(Records with drawing code)
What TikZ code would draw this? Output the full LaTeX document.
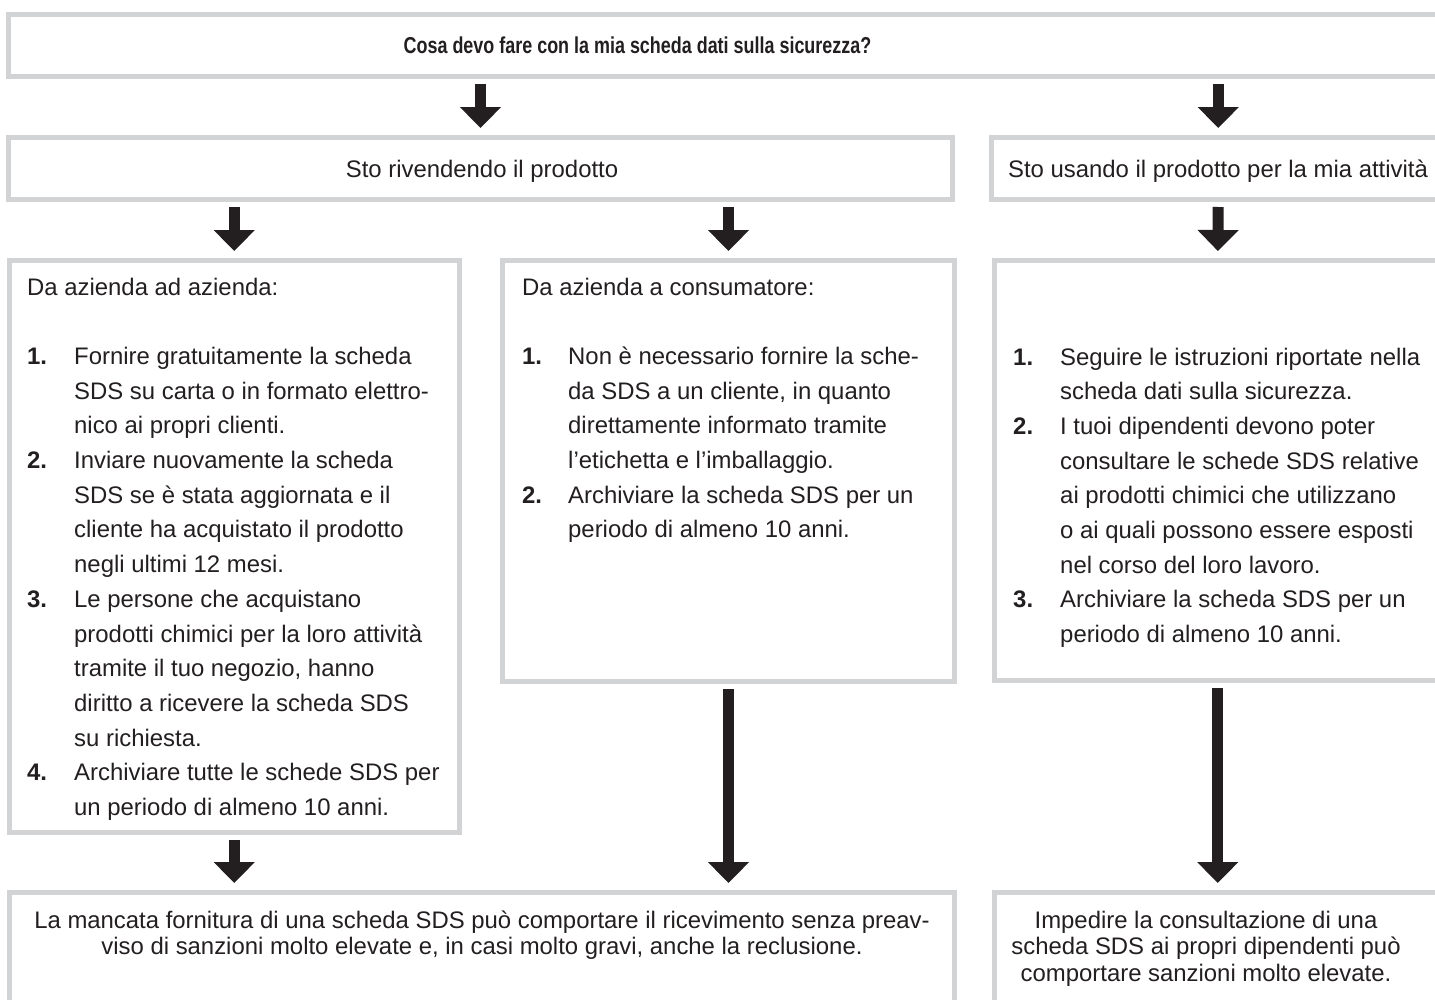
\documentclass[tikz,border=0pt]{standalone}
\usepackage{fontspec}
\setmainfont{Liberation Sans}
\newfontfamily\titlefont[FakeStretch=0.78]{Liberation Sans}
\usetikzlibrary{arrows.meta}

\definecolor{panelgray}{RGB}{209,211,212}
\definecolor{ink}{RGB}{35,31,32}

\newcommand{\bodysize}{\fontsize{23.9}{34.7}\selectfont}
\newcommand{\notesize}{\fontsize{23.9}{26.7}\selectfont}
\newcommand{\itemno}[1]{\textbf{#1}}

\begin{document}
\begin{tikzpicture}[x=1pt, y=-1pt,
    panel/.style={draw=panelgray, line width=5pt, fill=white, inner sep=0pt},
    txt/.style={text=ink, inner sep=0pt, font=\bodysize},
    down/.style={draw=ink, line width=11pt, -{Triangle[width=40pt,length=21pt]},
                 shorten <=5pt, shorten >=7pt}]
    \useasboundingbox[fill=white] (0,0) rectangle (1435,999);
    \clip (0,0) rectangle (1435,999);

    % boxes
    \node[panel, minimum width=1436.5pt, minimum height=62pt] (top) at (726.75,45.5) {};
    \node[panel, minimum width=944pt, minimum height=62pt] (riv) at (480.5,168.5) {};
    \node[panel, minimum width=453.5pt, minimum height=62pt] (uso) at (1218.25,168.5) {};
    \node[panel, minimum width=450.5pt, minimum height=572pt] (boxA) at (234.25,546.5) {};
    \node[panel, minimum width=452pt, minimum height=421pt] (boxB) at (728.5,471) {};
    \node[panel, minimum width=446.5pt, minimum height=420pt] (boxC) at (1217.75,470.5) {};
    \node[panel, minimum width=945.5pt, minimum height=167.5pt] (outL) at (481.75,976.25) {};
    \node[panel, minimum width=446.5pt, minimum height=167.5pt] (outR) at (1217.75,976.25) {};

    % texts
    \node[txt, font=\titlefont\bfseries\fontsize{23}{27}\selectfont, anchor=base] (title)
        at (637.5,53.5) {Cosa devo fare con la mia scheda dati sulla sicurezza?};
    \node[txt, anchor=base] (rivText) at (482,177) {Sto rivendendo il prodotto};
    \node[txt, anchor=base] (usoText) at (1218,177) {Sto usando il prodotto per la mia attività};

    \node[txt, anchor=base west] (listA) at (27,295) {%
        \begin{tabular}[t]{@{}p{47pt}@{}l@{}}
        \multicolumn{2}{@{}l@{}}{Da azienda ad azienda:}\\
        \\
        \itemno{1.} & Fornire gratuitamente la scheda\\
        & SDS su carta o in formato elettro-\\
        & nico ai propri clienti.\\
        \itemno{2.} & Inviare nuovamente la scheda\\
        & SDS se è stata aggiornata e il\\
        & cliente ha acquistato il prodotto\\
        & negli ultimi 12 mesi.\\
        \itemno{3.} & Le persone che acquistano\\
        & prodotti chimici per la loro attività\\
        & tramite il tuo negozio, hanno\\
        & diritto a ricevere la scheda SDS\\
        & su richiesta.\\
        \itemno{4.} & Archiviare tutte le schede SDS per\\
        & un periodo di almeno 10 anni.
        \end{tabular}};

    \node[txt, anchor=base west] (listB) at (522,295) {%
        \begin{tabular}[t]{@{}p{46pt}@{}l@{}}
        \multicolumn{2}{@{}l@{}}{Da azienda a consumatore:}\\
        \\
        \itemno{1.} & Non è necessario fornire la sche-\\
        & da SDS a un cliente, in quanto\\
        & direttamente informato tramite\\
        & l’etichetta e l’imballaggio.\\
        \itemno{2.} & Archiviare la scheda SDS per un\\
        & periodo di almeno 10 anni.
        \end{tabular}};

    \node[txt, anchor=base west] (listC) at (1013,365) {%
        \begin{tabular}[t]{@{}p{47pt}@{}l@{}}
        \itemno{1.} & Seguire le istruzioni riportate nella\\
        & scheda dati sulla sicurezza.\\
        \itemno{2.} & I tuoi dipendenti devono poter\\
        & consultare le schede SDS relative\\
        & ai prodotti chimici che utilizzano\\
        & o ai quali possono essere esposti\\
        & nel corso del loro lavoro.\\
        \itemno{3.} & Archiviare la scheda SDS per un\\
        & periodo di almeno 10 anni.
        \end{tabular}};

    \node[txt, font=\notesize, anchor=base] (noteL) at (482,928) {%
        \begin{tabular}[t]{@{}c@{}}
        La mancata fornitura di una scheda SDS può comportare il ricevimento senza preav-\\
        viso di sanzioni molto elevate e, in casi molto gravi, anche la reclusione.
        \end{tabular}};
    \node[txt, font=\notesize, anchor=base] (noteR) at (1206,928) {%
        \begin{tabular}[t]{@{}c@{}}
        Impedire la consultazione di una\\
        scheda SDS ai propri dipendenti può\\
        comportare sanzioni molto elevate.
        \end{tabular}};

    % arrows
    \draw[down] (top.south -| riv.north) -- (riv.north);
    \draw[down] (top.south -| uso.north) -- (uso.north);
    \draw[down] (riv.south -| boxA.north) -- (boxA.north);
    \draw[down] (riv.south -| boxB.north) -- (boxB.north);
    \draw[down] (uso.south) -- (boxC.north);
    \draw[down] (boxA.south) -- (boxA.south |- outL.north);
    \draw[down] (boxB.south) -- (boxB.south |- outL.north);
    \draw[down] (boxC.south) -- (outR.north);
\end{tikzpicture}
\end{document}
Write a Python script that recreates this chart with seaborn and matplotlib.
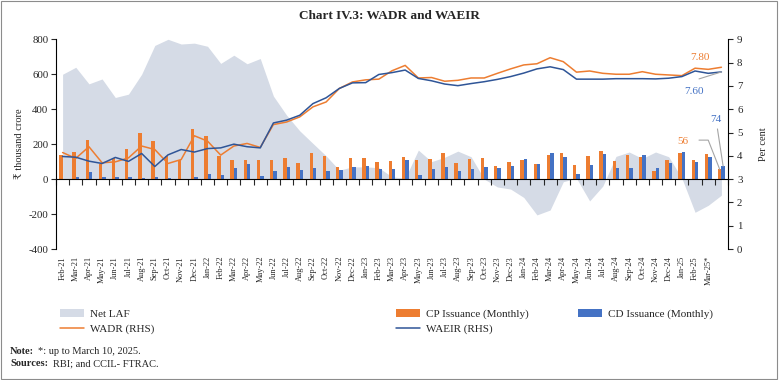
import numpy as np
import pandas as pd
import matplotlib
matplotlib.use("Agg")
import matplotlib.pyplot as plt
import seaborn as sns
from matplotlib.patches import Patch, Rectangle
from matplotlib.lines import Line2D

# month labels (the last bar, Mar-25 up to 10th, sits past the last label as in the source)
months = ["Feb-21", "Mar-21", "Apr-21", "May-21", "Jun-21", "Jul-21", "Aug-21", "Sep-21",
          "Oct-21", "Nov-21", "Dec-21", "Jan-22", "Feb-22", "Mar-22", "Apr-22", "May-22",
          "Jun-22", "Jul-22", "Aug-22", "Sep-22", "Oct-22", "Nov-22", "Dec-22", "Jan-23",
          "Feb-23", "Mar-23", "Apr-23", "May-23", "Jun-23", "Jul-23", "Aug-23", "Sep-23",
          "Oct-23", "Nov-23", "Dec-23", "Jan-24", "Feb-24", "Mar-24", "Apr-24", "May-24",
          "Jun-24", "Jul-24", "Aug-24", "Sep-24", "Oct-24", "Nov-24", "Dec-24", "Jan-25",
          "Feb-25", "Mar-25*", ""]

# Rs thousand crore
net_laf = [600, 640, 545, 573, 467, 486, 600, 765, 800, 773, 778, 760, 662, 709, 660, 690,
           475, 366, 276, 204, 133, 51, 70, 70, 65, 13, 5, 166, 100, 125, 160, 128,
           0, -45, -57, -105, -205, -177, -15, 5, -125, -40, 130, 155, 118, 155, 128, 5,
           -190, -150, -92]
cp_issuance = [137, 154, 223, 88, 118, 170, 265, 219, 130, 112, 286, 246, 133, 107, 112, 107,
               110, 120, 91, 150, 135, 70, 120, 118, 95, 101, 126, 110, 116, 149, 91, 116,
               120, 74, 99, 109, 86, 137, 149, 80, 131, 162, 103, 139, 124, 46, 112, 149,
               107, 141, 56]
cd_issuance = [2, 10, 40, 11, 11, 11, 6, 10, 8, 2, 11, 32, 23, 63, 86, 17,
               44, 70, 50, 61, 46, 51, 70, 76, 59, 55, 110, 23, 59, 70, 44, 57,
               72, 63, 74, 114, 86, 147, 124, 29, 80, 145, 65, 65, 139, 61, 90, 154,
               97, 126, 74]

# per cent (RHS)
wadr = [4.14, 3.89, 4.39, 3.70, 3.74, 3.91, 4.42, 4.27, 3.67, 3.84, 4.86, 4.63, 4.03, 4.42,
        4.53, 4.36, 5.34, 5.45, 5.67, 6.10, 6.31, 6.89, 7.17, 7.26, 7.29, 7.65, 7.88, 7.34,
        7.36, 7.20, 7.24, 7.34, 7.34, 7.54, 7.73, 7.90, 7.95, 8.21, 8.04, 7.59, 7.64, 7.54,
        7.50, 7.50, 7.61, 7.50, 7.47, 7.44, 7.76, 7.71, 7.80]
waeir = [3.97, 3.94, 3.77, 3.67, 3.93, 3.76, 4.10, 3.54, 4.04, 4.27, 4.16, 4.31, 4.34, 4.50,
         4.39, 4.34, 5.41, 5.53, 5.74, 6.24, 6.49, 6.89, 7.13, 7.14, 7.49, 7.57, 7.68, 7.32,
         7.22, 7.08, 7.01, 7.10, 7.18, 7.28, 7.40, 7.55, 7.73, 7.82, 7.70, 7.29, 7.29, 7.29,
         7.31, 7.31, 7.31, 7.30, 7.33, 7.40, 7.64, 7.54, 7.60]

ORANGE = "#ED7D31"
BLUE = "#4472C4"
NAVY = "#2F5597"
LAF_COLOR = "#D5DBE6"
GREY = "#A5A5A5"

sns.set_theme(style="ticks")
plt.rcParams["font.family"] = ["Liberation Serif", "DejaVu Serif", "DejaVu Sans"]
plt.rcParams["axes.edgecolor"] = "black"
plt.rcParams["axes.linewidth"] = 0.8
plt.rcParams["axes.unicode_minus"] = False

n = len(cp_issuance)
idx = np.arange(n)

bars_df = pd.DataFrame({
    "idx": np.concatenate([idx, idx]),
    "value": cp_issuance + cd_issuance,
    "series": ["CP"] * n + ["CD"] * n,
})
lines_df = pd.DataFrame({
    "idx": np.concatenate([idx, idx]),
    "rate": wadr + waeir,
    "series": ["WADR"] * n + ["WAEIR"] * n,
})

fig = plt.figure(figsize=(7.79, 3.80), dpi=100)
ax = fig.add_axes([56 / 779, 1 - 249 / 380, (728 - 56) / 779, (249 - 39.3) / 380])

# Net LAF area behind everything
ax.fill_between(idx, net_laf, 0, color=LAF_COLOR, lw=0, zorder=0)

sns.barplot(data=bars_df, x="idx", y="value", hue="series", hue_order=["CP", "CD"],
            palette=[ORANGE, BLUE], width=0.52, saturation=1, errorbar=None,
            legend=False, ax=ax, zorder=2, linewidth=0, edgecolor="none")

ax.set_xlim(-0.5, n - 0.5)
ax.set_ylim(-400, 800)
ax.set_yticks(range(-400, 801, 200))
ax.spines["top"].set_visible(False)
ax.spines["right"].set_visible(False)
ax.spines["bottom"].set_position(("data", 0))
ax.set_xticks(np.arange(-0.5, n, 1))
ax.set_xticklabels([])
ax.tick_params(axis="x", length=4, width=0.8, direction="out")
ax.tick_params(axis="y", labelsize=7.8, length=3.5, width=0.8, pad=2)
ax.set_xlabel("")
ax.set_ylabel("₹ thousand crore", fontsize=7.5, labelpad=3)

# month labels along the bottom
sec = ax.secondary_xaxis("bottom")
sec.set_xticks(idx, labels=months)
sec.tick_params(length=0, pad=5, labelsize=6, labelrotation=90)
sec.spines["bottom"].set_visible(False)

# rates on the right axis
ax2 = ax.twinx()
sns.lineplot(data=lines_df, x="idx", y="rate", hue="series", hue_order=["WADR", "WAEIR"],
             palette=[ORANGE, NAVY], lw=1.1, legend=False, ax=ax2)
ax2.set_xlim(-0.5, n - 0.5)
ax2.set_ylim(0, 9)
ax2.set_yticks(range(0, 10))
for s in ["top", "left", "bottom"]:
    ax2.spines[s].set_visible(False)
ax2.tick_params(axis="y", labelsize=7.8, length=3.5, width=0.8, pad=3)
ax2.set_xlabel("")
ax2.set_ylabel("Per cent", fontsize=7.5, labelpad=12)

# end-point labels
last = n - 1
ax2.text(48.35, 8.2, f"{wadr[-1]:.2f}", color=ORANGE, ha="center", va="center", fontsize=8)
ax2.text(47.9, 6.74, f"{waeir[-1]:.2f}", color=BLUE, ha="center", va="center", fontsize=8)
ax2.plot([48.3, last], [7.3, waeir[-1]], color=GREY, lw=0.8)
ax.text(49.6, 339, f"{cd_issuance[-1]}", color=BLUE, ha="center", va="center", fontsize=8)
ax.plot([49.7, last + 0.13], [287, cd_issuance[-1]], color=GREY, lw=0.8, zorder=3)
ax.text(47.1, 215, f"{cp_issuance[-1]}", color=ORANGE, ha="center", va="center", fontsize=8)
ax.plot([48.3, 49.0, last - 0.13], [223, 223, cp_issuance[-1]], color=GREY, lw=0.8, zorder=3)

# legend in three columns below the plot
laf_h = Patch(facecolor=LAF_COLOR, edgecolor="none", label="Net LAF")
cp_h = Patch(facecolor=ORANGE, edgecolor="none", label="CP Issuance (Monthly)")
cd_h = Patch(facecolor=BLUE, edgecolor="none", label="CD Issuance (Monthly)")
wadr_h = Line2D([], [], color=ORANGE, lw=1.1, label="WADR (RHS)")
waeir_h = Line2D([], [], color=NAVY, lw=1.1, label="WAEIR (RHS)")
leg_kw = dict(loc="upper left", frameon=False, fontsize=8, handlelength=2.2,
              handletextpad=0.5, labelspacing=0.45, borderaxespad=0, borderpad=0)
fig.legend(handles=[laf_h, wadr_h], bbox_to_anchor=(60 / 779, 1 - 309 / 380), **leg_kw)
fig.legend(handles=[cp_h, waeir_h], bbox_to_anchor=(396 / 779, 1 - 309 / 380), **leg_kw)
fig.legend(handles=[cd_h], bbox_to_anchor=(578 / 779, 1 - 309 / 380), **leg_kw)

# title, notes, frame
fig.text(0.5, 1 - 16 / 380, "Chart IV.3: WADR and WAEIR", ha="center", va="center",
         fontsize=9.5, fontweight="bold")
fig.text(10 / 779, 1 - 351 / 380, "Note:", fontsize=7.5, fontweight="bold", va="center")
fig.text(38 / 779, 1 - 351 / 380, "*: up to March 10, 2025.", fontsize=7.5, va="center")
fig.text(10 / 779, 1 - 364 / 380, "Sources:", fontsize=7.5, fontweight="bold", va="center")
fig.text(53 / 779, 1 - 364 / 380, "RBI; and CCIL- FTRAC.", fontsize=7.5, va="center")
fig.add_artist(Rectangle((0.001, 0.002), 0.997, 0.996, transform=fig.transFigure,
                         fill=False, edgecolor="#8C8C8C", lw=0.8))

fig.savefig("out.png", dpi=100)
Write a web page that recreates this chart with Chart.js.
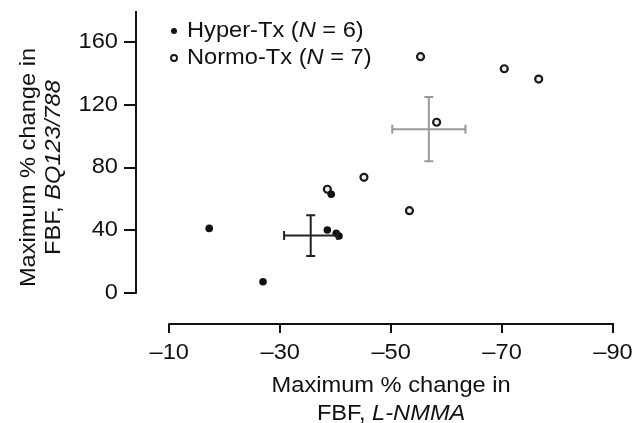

_Work to do_
Restate word for word the part that opens with the line containing "Write a Python" and closes with the line containing "from matplotlib.lines import Line2D", both ends included, and nothing else. Omit any images.

_Answer to the exercise_
Write a Python script that recreates this chart with seaborn and matplotlib.
import numpy as np
import pandas as pd
import matplotlib
matplotlib.use("Agg")
import matplotlib.pyplot as plt
import seaborn as sns
from matplotlib.patches import Patch, Rectangle
from matplotlib.lines import Line2D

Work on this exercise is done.